We empahsised above physical products as objects of design. However, methods of design, and approaches of design thinking in particular, may also be applied to non-tangible commercial services, covering processes of service, procedures for handling different situations during interactions with customers, and configuration and visual design of interfaces for self-service (as seen with regard to application of AI). Moreover, Tim Brown, president and CEO of IDEO, suggested in an interview to Fortune magazine (2019) that design thinking can and should be employed to social services and systems and to institutions (e.g., school education, voting). He argued that “design thinkers have the responsibility to understand the outcomes they are designing for”, and that includes making intentional choices about how technology shall be used in the service of humanity. Browns sees a necessary shift for designers “learning to think not only in terms of stand-alone product but also of systems, the complex networks of meaning, behavior, and power within which products are embedded” [5].

There is a lot to gain for companies from familiarising with and more deeply understanding their customers, what solutions (products or services) could help them achieve their goals, and how they use them to accomplish their tasks. Information can be learned from research methods and from schemes of collaboration, which can help to support and guide the NPD or design process in different stages and conditions. Furthermore, in the context of AI, knowledge about customers is obtained through on-going tracking of their usage behaviour. The information utilised and practices applied can influence and modify the design process on different levels, from its outcomes to objectives and principles, and to what it means for the profession of designers. Design teams need to find a sensible balance between insights obtained, technology deployed, and their own judgement and talent in the field to be innovative while creating most approving solutions for their customers-end users.

Ron Ventura, Ph.D. (Marketing)

Notes:

[1] Competing Against Luck: The Story of Innovation and Customer Choice; Clayton M. Christensen (with Taddy Hall, Karen Dillon, & David S. Duncan), 2016; Harper Business.
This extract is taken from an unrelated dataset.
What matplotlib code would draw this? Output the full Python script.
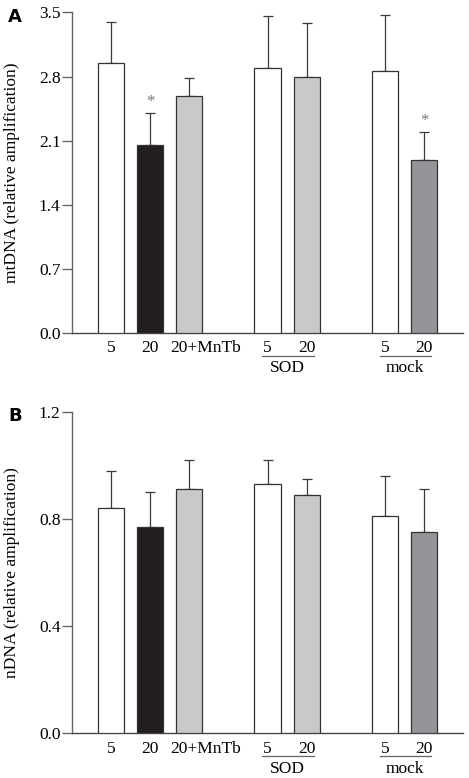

[2] The Virtual Customer; Ely Dahan and John R. Hauser, 2002; The Journal of Product Innovation Management, 19, pp. 332-353

[3] Collaborating to Create: The Internet as a Platform for Customer Engagement in Product Innovation; Mohanbir Sawhney, Gianmario Verona, & Emanuela Prandelli, 2005; Journal of Interactive Marketing, 19 (4), pp. 1-14

[4] Design in the Age of Artificial Intelligence; Roberto Verganti, Luca Vendraminelli, & Marco Iansiti, 2020; Harvard Business School: Working Paper 20-091

[5] The New Blueprint; Tim Brown with Barry Katz, Fortune (Europe Edition), March 2019, pp, 41-43 (Brown is currently chair of IDEO).